Through the Gate

Distributor:       Booktopia/Amazon 
ISBN:                 9781925335415
Publisher:         Exile Publishing/EK Books
Release Date:   May 2017  



Author :  Sally Fawcett 

The author writes in the beginning of this Children’s Picture Book that change is inevitable, but it brings challenges and learning with it. Sally hopes that her children will remember this when things in their lives change. It is a message that she feels is important enough to present to children as they journey through life.

 She has written this story very cleverly, using the child’s internal dialogue to explain her distress. The language and illustrations reinforce the feelings that the girl is undergoing. The simple story becomes quite a powerful message when changes are recognised and dealt with. There is no conversation with adults; it is simply the girl’s thoughts. The only clue that there is an adult is on the last page; however the adult has no bearing on this story.

 When the child sees her new home, she is dismayed. Far from looking new, it is shabby, with cracks, broken wooden posts, weeds, and cracked glass. “New house. New town, new school…..nothing was the same.” After a week of plodding off to school the girl comes home on Friday and notices that something has changed. Cleverly, the author doesn’t say what, so you turn back the pages to look for the little details in the art work that are different.

 This happens for another week, but gradually the colour is coming back into the illustrations, and we find the girl patting a puppy on his tummy.
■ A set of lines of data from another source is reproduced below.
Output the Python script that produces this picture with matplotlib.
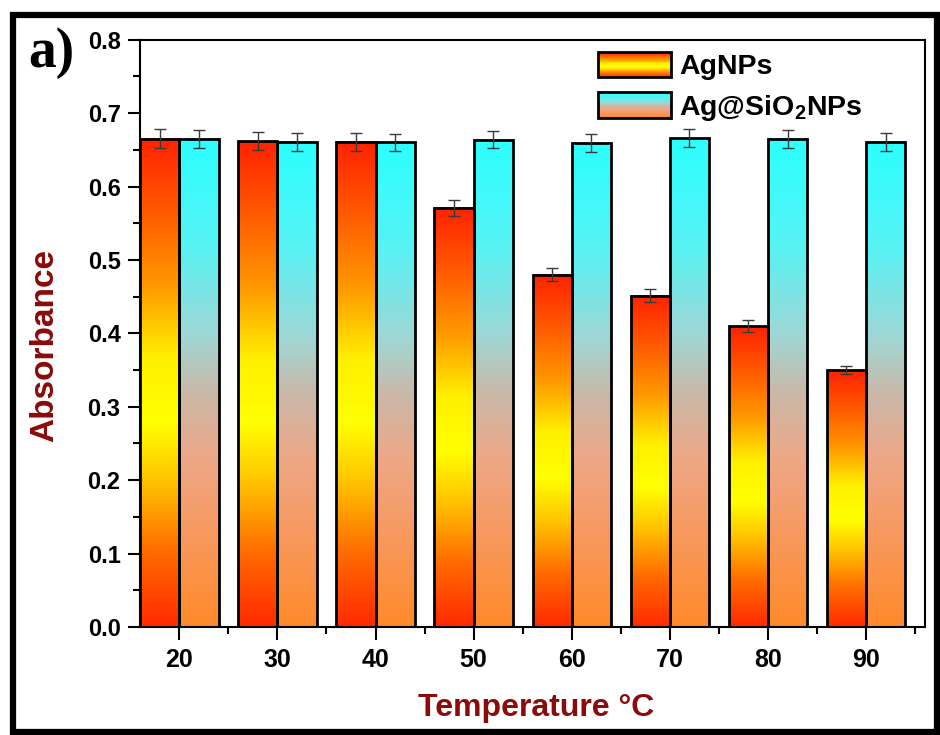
import numpy as np
import matplotlib
matplotlib.use("Agg")
import matplotlib.pyplot as plt
from matplotlib.colors import LinearSegmentedColormap
from matplotlib.patches import Rectangle
from matplotlib.legend_handler import HandlerBase
from matplotlib.ticker import MultipleLocator

# ---------------- data ----------------
temperatures = [20, 30, 40, 50, 60, 70, 80, 90]
agnps = [0.665, 0.662, 0.661, 0.571, 0.480, 0.451, 0.410, 0.350]
agnps_err = [0.013, 0.012, 0.012, 0.011, 0.009, 0.009, 0.008, 0.006]
agsio2 = [0.665, 0.661, 0.660, 0.664, 0.659, 0.666, 0.665, 0.661]
agsio2_err = [0.012, 0.012, 0.012, 0.012, 0.012, 0.012, 0.012, 0.012]
series_labels = ["AgNPs", r"Ag@SiO$_{\mathbf{2}}$NPs"]
xlabel = "Temperature \u00b0C"
ylabel = "Absorbance"

plt.rcParams['font.family'] = ['Liberation Sans', 'DejaVu Sans']
plt.rcParams['font.weight'] = 'bold'
plt.rcParams['mathtext.fontset'] = 'custom'
plt.rcParams['mathtext.rm'] = 'Liberation Sans:bold'
plt.rcParams['mathtext.bf'] = 'Liberation Sans:bold'

# gradients, fraction measured from bar bottom
cmap_ag = LinearSegmentedColormap.from_list("ag", [
    (0.00, "#ff2a00"), (0.15, "#ff6a00"), (0.30, "#ffc400"), (0.42, "#ffff00"),
    (0.55, "#fff000"), (0.70, "#ff9800"), (0.85, "#ff5a00"), (1.00, "#ff2200")])
cmap_si = LinearSegmentedColormap.from_list("si", [
    (0.00, "#ff8a2a"), (0.20, "#f79a62"), (0.35, "#eda888"), (0.48, "#c9b8a8"),
    (0.60, "#9ed8d6"), (0.78, "#58f2f4"), (1.00, "#2cffff")])

fig = plt.figure(figsize=(9.4, 7.35), dpi=100)
ax = fig.add_axes([0.149, 0.147, 0.835, 0.799])

width = 4.0
grad = np.linspace(0, 1, 256)


def gradient_bar(x0, h, cmap):
    img = cmap(grad)[:, None, :3]
    ax.imshow(img, origin='lower', extent=[x0, x0 + width, 0, h],
              aspect='auto', interpolation='bilinear', zorder=1)


x = np.array(temperatures, dtype=float)
for xi, h in zip(x, agnps):
    gradient_bar(xi - width, h, cmap_ag)
for xi, h in zip(x, agsio2):
    gradient_bar(xi, h, cmap_si)

ax.bar(x - width / 2, agnps, width, facecolor='none', edgecolor='black',
       linewidth=2.0, zorder=2)
ax.bar(x + width / 2, agsio2, width, facecolor='none', edgecolor='black',
       linewidth=2.0, zorder=2)
ax.errorbar(x - width / 2, agnps, yerr=agnps_err, fmt='none', ecolor='#3a3a3a',
            elinewidth=1.0, capsize=4.5, capthick=1.0, zorder=3)
ax.errorbar(x + width / 2, agsio2, yerr=agsio2_err, fmt='none', ecolor='#3a3a3a',
            elinewidth=1.0, capsize=4.5, capthick=1.0, zorder=3)

ax.set_xlim(16, 96)
ax.set_ylim(0, 0.8)
ax.set_xticks(temperatures)
ax.xaxis.set_minor_locator(MultipleLocator(5))
ax.yaxis.set_major_locator(MultipleLocator(0.1))
ax.yaxis.set_minor_locator(MultipleLocator(0.05))
ax.yaxis.set_major_formatter(matplotlib.ticker.FormatStrFormatter('%.1f'))
ax.tick_params(axis='both', which='major', direction='out', length=9, width=1.5,
               pad=5)
ax.tick_params(axis='y', which='major', labelsize=17)
ax.tick_params(axis='x', which='major', labelsize=18, pad=6)
ax.tick_params(axis='both', which='minor', direction='out', length=5, width=1.5)
for s in ax.spines.values():
    s.set_linewidth(1.5)

ax.set_xlabel(xlabel, fontsize=23, color='#8b0a0a', fontweight='bold')
ax.set_ylabel(ylabel, fontsize=24, color='#8b0a0a', fontweight='bold')
ax.yaxis.set_label_coords(-0.102, 0.48)
ax.xaxis.set_label_coords(0.504, -0.112)


class GradHandler(HandlerBase):
    def __init__(self, cmap):
        super().__init__()
        self.cmap = cmap

    def create_artists(self, legend, orig_handle, xdescent, ydescent, width,
                       height, fontsize, trans):
        arts = []
        n = 40
        for i in range(n):
            arts.append(Rectangle((-xdescent, -ydescent + height * i / n), width,
                                  height / n * 1.1,
                                  facecolor=self.cmap((i + 0.5) / n),
                                  edgecolor='none', transform=trans))
        arts.append(Rectangle((-xdescent, -ydescent), width, height,
                              facecolor='none', edgecolor='black', lw=2.0,
                              transform=trans))
        return arts


h1 = Rectangle((0, 0), 1, 1)
h2 = Rectangle((0, 0), 1, 1)
fig.legend([h1, h2], series_labels,
           handler_map={h1: GradHandler(cmap_ag), h2: GradHandler(cmap_si)},
           loc='upper left', bbox_to_anchor=(598 / 940, 1 - 52 / 735),
           bbox_transform=fig.transFigure, frameon=False,
           handlelength=2.55, handleheight=1.0, labelspacing=0.42,
           handletextpad=0.3, borderpad=0, borderaxespad=0,
           prop={'weight': 'bold', 'size': 20.5})

fig.text(0.030, 0.909, "a)", fontsize=40, fontweight='bold',
         family=['Liberation Serif', 'DejaVu Serif'], va='baseline', ha='left')

fig.patches.append(Rectangle((13 / 940, 3 / 735), 924 / 940, 717 / 735,
                             transform=fig.transFigure, facecolor='none',
                             edgecolor='black', linewidth=4.5, zorder=10))

fig.savefig("out.png", dpi=100)
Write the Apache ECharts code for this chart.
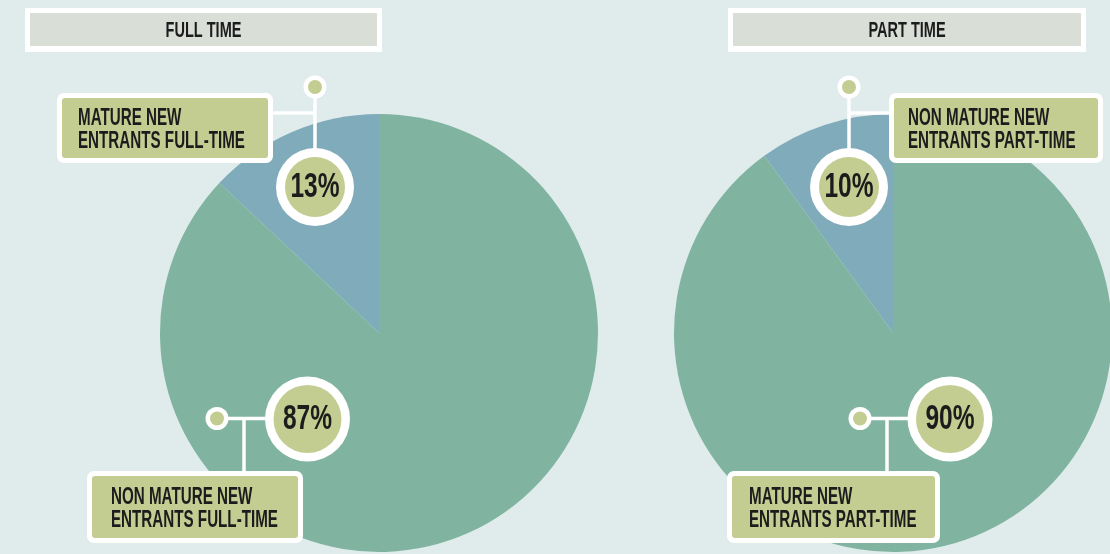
<!DOCTYPE html>
<html>
<head>
<meta charset="utf-8">
<title>New entrants: full time vs part time</title>
<script src="https://cdn.jsdelivr.net/npm/echarts@6/dist/echarts.min.js"></script>
<style>
  html, body { margin: 0; padding: 0; background: #e0ebec; }
  #chart { width: 1110px; height: 554px; }
</style>
</head>
<body>
<div id="chart"></div>
<script>
// Panel headings
const panelTitles = ['FULL TIME', 'PART TIME'];

// Full-time split (percent)
const fullTimeLabels = ['MATURE NEW\nENTRANTS FULL-TIME', 'NON MATURE NEW\nENTRANTS FULL-TIME'];
const fullTimeValues = [13, 87];

// Part-time split (percent)
const partTimeLabels = ['NON MATURE NEW\nENTRANTS PART-TIME', 'MATURE NEW\nENTRANTS PART-TIME'];
const partTimeValues = [10, 90];

// Styling
const BG = '#e0ebec';
const SLICE_COLORS = ['#80abbb', '#80b4a0'];
const TAG_GREEN = '#c3cd92';
const TITLE_GREY = '#d9ded7';
const INK = '#1c1c1c';
const FONT = '"Liberation Sans", Arial, sans-serif';
const SQUEEZE = 0.66; // horizontal condensing for the headline face

const chart = echarts.init(document.getElementById('chart'), null, { renderer: 'canvas' });

function pieSeries(values, center) {
  return {
    type: 'pie',
    center: center,
    radius: 219,
    startAngle: 90,
    clockwise: false,
    silent: true,
    animation: false,
    label: { show: false },
    labelLine: { show: false },
    itemStyle: { borderWidth: 0 },
    data: values.map((v, i) => ({ value: v, itemStyle: { color: SLICE_COLORS[i] } }))
  };
}

function squeezedText(str, x, y, size, align, lineHeight, z) {
  return {
    type: 'text', x: x, y: y, z: z || 30, scaleX: SQUEEZE, silent: true,
    style: {
      text: str, x: 0, y: 0,
      font: 'bold ' + size + 'px ' + FONT,
      fill: INK,
      align: align, textAlign: align,
      verticalAlign: 'middle', textVerticalAlign: 'middle',
      lineHeight: lineHeight || size
    }
  };
}

function titleBox(str, x, w) {
  return [
    { type: 'rect', z: 20, silent: true, shape: { x: x, y: 8, width: w, height: 44 }, style: { fill: '#ffffff' } },
    { type: 'rect', z: 21, silent: true, shape: { x: x + 5, y: 13, width: w - 10, height: 33 }, style: { fill: TITLE_GREY } },
    squeezedText(str, x + w / 2, 30.5, 22, 'center')
  ];
}

function tagBox(str, x, y, w, h, textX) {
  return [
    { type: 'rect', z: 20, silent: true, shape: { x: x, y: y, width: w, height: h, r: 7 }, style: { fill: '#ffffff' } },
    { type: 'rect', z: 21, silent: true, shape: { x: x + 5, y: y + 5, width: w - 10, height: h - 10, r: 3 }, style: { fill: TAG_GREEN } },
    squeezedText(str, textX, y + h / 2 + 2.5, 23, 'left', 23)
  ];
}

function line(x1, y1, x2, y2) {
  return { type: 'line', z: 15, silent: true, shape: { x1: x1, y1: y1, x2: x2, y2: y2 }, style: { stroke: '#ffffff', lineWidth: 3.5 } };
}

function dot(cx, cy) {
  return [
    { type: 'circle', z: 20, silent: true, shape: { cx: cx, cy: cy, r: 11.5 }, style: { fill: '#ffffff' } },
    { type: 'circle', z: 21, silent: true, shape: { cx: cx, cy: cy, r: 7 }, style: { fill: TAG_GREEN } }
  ];
}

function badge(value, cx, cy, rOut, rIn) {
  return [
    { type: 'circle', z: 20, silent: true, shape: { cx: cx, cy: cy, r: rOut }, style: { fill: '#ffffff' } },
    { type: 'circle', z: 21, silent: true, shape: { cx: cx, cy: cy, r: rIn }, style: { fill: TAG_GREEN } },
    {
      type: 'text', x: cx, y: cy + 0.5, z: 30, scaleX: 0.7, silent: true,
      style: {
        text: value + '%', x: 0, y: 0,
        font: 'bold 35px ' + FONT, fill: INK,
        align: 'center', textAlign: 'center',
        verticalAlign: 'middle', textVerticalAlign: 'middle'
      }
    }
  ];
}

const graphics = [].concat(
  titleBox(panelTitles[0], 25, 357),
  titleBox(panelTitles[1], 728, 358),

  // Full time: smaller share
  line(270, 113, 315, 113),
  line(315, 87, 315, 187),
  dot(315, 87),
  badge(fullTimeValues[0], 315, 187, 39, 30),
  tagBox(fullTimeLabels[0], 57, 93, 216, 70, 78),

  // Full time: larger share
  line(217, 418.5, 307, 418.5),
  line(244, 418.5, 244, 476),
  dot(217, 418.5),
  badge(fullTimeValues[1], 307.5, 419, 42.5, 34),
  tagBox(fullTimeLabels[1], 87, 471, 216, 72, 111),

  // Part time: smaller share
  line(849, 113, 893, 113),
  line(849, 87, 849, 187),
  dot(849, 87),
  badge(partTimeValues[0], 849, 187, 39, 30),
  tagBox(partTimeLabels[0], 889, 93, 214, 70, 908),

  // Part time: larger share
  line(860, 418.5, 950, 418.5),
  line(887, 418.5, 887, 476),
  dot(860, 418.5),
  badge(partTimeValues[1], 950, 419, 42.5, 34),
  tagBox(partTimeLabels[1], 727, 471, 213, 72, 749)
);

chart.setOption({
  backgroundColor: BG,
  animation: false,
  series: [
    pieSeries(fullTimeValues, [379, 333]),
    pieSeries(partTimeValues, [893, 333])
  ],
  graphic: { elements: graphics }
});
</script>
</body>
</html>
On the following Friday there are more changes to the house, and again we have to hunt for them. The next week, the girl meets up with a classmate and they walk to school together. Instead of plodding to school, our lass now marches to class, she sees a bird, and tastes a plum.

 The beauty in this story is the strength given by the language of the text and the illustrations. To begin with, life doesn’t get sadder than the girl’s first sight of her “New home”. It obviously isn’t new and nothing is at all familiar. The depth of her sadness is reflected in the white, grey, and black shadings used to colour the house and its surrounds. The text elaborates here, “I plodded to school…I plodded home…” The colorful robin red breast in a grey tree is the only sign that there may be hope ahead. As we turn the pages, a few more colours creep into the double spread pages and the weeds seem to have flowers on them.

 The girl’s thoughts are so personal that we are drawn into her story and see the house through her eyes. As she notices things changing, her mood lifts, and from predicting a sad life, suddenly she has a friend, a colourful home, and a new start isn’t as painful as it first seemed. This is an example of an excellent meshing of language, illustrations and text.